-- BEGIN Items --

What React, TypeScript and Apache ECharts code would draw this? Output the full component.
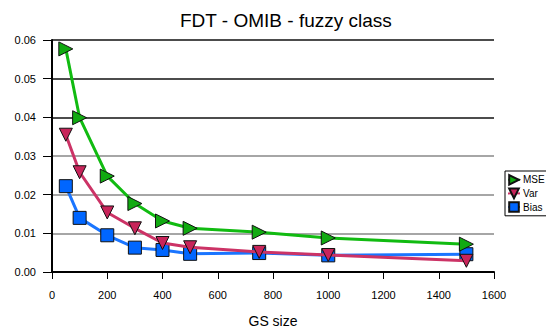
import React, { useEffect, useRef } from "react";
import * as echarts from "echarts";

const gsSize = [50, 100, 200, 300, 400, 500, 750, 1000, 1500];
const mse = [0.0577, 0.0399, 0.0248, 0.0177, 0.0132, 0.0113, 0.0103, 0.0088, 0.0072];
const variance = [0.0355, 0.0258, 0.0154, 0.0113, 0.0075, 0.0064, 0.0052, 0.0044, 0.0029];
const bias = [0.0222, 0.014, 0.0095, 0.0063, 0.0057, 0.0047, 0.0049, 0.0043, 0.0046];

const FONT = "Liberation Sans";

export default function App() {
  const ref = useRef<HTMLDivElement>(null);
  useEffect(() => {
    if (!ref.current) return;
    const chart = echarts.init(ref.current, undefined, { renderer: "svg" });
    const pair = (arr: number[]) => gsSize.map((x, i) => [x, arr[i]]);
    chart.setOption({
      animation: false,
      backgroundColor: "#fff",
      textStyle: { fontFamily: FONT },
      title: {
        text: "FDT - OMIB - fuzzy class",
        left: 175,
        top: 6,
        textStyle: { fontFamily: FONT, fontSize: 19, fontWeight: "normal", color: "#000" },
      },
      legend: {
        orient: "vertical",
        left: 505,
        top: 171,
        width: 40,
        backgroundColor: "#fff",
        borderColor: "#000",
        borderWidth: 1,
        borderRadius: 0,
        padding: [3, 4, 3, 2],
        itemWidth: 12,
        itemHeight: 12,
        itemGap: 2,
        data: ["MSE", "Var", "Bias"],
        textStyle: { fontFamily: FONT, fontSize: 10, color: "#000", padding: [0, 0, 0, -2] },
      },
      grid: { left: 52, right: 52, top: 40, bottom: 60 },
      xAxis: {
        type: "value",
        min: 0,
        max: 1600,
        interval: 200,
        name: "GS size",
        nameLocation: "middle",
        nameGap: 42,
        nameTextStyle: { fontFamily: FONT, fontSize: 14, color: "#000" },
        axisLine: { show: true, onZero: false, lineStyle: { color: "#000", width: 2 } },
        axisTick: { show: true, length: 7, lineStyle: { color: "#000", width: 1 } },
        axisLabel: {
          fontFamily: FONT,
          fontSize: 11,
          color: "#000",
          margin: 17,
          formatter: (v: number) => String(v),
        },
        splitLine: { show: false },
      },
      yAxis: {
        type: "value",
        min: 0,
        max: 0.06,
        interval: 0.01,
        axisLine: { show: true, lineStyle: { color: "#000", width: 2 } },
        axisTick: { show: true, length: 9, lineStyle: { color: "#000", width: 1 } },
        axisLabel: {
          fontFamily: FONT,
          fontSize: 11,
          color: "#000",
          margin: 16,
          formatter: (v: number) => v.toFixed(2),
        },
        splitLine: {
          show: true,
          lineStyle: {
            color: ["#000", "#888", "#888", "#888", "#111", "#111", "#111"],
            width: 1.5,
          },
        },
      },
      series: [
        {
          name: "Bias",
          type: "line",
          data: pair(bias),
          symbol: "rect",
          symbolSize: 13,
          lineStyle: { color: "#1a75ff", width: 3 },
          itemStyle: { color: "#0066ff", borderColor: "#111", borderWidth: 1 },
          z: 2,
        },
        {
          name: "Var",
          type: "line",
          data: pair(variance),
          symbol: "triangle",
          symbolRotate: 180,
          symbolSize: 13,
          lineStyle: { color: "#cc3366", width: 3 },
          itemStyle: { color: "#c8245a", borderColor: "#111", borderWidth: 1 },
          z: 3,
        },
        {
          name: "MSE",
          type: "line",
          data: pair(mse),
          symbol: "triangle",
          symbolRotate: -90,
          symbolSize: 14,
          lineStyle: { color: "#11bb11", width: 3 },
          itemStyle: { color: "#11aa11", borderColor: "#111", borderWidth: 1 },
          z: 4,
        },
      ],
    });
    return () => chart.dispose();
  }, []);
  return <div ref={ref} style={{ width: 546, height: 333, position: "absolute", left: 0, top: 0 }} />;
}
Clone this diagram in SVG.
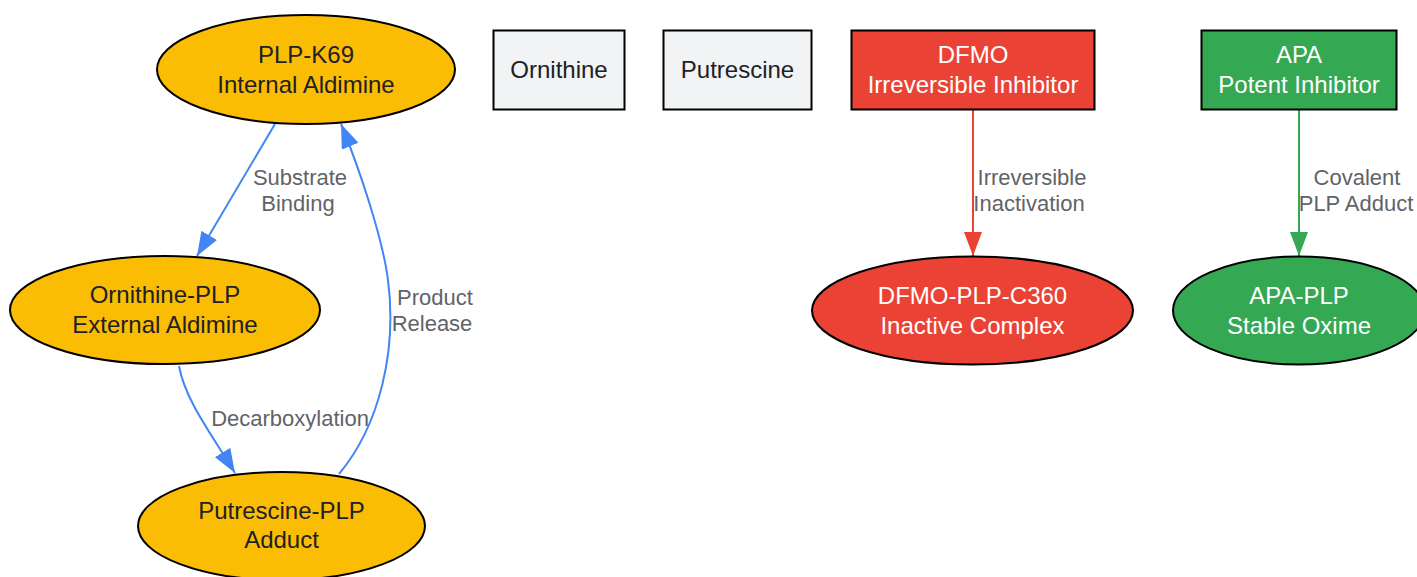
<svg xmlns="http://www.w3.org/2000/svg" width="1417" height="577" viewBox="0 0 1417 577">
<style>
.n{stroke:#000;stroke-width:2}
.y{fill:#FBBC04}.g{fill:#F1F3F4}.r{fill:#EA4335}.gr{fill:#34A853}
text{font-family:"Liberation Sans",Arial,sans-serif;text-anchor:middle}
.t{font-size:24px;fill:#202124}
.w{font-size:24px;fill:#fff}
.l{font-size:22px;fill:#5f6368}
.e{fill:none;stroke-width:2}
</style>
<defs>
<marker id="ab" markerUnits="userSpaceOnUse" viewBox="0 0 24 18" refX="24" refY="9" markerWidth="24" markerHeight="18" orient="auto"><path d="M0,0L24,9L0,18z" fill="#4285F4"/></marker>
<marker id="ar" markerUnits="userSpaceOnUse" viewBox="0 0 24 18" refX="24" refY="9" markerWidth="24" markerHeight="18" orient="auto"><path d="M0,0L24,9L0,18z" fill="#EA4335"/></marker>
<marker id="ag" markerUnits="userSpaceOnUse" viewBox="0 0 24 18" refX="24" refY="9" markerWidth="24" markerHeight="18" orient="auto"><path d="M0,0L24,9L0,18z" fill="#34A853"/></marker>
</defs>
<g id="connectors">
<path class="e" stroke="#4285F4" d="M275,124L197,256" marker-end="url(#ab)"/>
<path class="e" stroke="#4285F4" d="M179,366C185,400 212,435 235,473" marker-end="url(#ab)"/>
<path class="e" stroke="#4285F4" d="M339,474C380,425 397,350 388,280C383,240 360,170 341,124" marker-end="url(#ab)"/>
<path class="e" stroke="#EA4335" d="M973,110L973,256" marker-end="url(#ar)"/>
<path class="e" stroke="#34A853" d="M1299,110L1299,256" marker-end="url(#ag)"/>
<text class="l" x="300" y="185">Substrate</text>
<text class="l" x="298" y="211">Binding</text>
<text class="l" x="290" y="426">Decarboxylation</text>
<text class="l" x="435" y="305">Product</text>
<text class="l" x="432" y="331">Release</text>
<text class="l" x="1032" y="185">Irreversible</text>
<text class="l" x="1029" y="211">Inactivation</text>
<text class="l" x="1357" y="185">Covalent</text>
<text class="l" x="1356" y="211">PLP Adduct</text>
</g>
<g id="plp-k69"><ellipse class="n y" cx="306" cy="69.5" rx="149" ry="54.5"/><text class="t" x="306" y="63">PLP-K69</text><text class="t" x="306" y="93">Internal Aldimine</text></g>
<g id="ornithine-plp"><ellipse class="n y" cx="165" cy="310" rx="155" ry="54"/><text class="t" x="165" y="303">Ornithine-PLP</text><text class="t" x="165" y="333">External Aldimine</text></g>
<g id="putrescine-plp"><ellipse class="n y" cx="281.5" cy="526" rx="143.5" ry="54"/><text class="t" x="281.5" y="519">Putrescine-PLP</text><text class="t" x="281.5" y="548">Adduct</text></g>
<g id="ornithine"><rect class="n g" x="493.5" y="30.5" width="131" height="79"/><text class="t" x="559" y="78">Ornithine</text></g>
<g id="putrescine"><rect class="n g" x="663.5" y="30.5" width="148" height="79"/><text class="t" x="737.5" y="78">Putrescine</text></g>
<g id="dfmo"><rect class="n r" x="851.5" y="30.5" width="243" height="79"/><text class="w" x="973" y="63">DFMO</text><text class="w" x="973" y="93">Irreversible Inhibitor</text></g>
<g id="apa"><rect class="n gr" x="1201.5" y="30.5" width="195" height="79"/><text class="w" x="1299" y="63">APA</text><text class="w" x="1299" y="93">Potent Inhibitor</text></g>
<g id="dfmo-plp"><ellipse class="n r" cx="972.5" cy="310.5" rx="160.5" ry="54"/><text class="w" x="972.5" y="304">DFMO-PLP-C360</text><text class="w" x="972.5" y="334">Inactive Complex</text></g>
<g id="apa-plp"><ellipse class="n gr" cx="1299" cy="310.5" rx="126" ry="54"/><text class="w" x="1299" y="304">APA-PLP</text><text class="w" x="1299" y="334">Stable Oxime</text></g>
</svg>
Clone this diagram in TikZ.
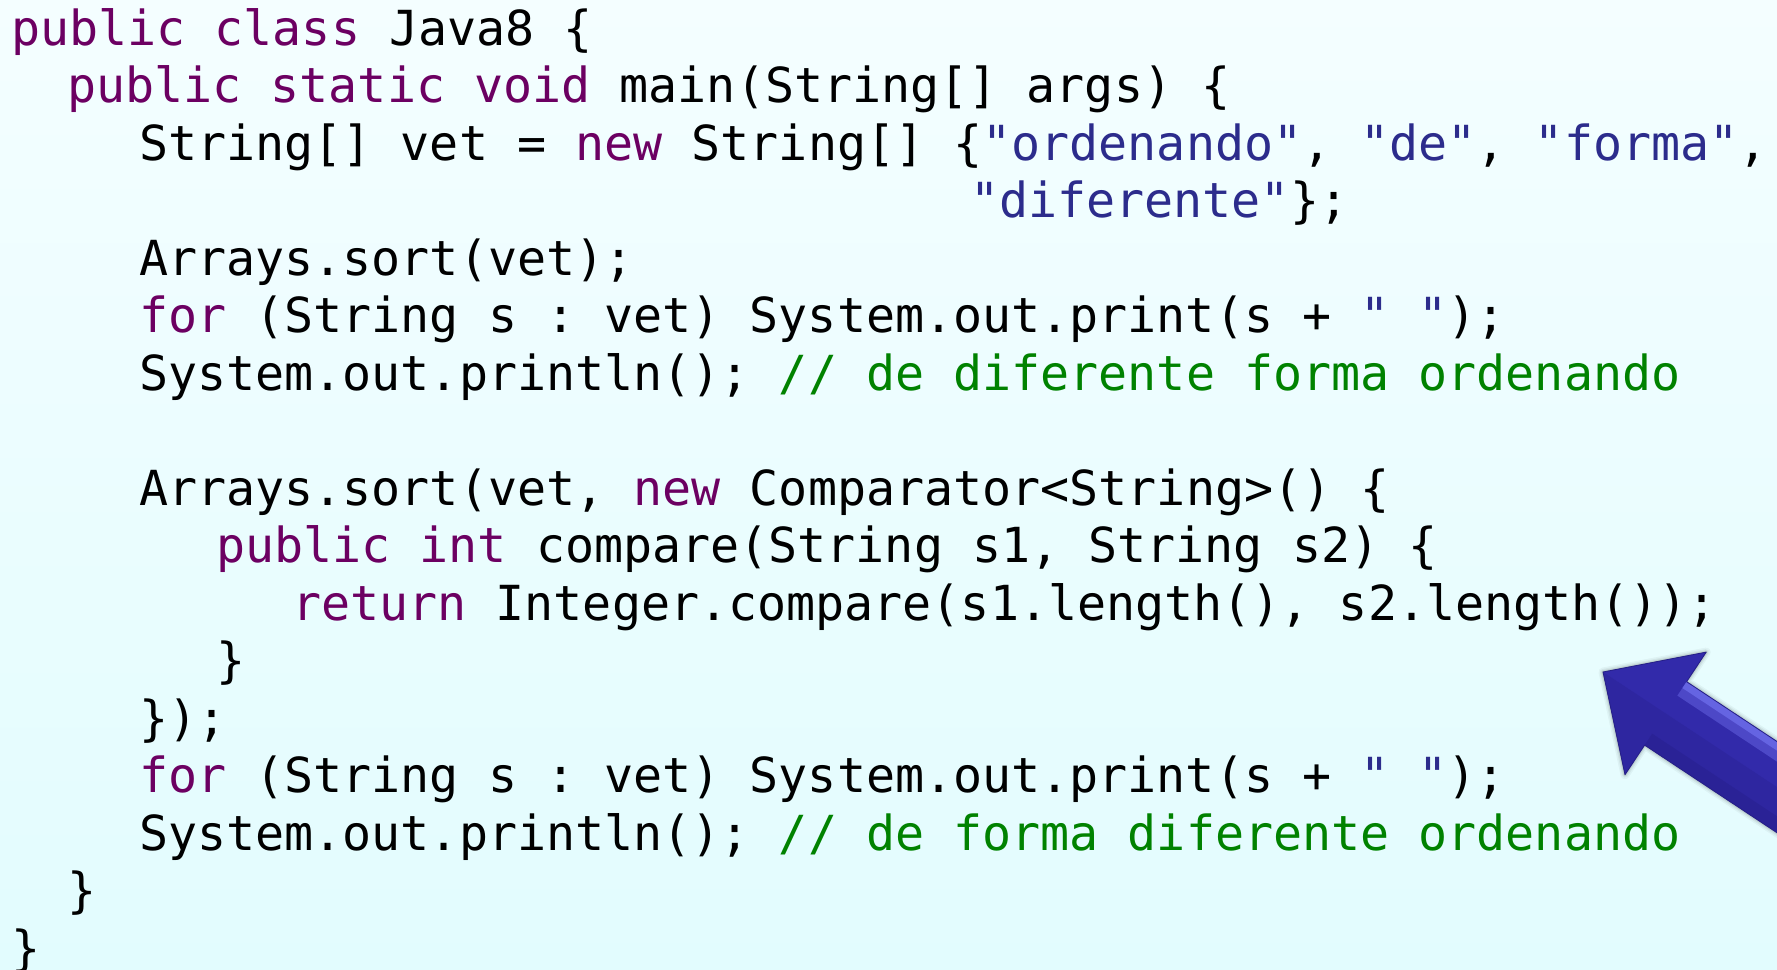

-- END Items --

» Set exercise
Using the records above, select and copy every line that has the word "diagram".

» Solution to this exercise
Clone this diagram in SVG.
Clone this diagram in TikZ.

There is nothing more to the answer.